Bing Crosby is one of the few great singers that even young people have heard of due to his recording of “White Christmas” that is heard every holiday season; however, few know of Johnny Mathis, the last of the classic male pop singers of the 20th century, who has recorded six Christmas albums of his own. And he still performs at age 87.
Born in Gilmer, Texas in 1935, Johnny Mathis grew up in San Francisco where he developed into an impressive athlete and singer.
In 1954, Mathis attended San Francisco State College and set a high jump record that was just two inches short of the Olympic record at the time.
In 1955, Mathis began singing in nightclubs and in the audience for one performance was George Avakian who was a top executive for Columbia Records. After hearing Mathis sing, he sent the following telegram to his company: “have found phenomenal 19-year-old boy who could go all the way.”
One year later in 1956, Mathis had to make a major decision. He was invited to the Olympic trials and, at the same time, Columbia Records invited him to record his first song. His father helped him make the decision. (No, his father did not recommend the Olympics.)
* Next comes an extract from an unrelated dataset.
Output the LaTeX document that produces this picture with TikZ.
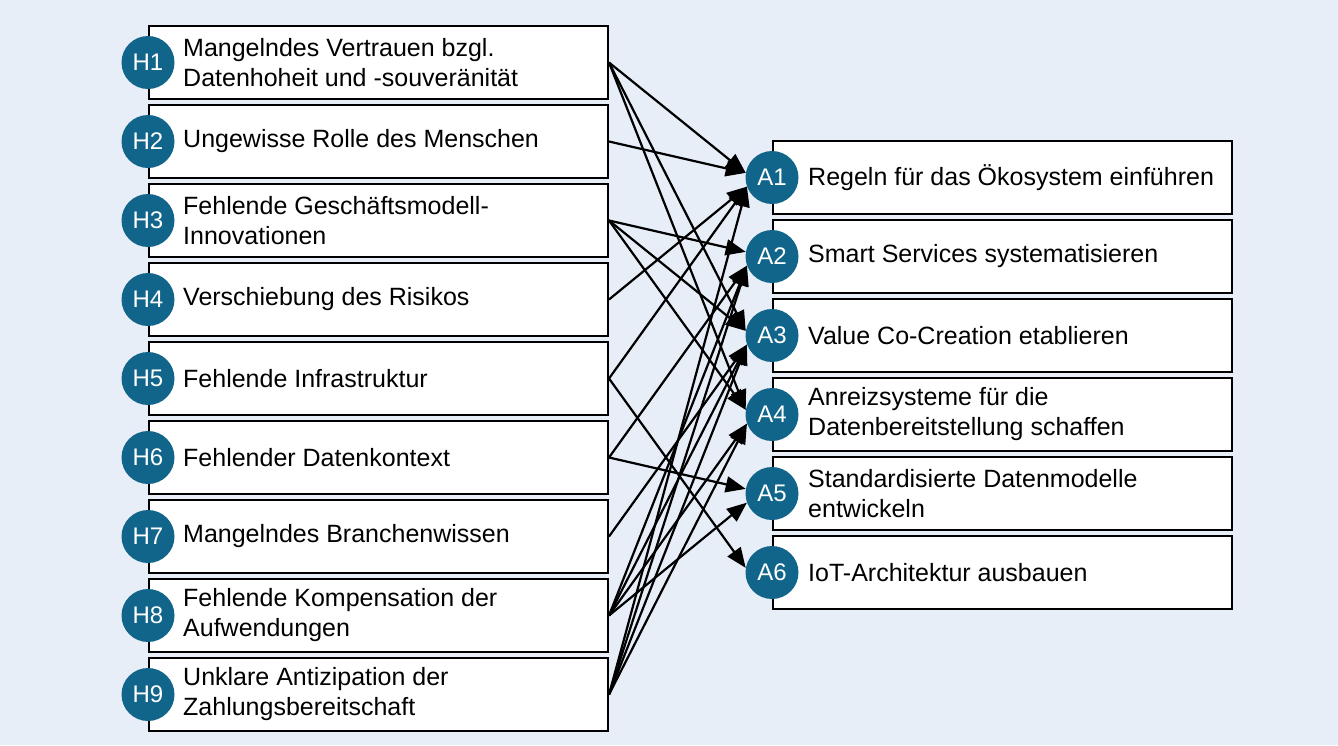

Known for imbuing lush romantic ballads with his rich, velvety-smooth voice, Mathis had so many hit records in his first two years as a recording artist that in 1958 Columbia Records released an album called Johnny’s Greatest Hits, which was the very first time a record company compiled any singer or group’s most popular songs. This Greatest Hits collection spent 490 continuous weeks on Billboard’s albums chart (that’s nearly 10 straight years), a record that still stands to this day.
Keep in mind that at this point in music history, all of Johnny Mathis’s peers such as Elvis Presley were recording rock ‘n’ roll music so for him to successfully record love ballads was quite unusual.
His most famous records include“Wonderful, Wonderful,” “Misty,” and “Maria.”
One song not as well known that he recorded was “Never Never Land” from the famous Broadway musical Peter Pan. Full of haunting emotion, Mathis’s phrasing and octave range make this recording a treasure that any aspiring singer should study. Mathis’s amazing breath control allows him to sing without taking a breath for long passages, one lasting 19 seconds.
However, if you were to ever just listen to one song by Mathis, go to YouTube and watch his 1978 performance of “Pieces of Dreams” on the Johnny Carson show. At the end, he holds one note for nearly ½-minute. At age 43, Mathis was only halfway through his life at that point, yet at the peak of his singing powers.
I have been fortunate to have hear Mathis perform several times. He is such a gracious man and is still able to carry a tune.
This December he will give five Christmas concerts at five different venues from Ohio to California. There is even a December date already set in Illinois for 2023 when he will be 88 years old.
If you have never seen him live, don’t overlook the opportunity to see and hear an icon.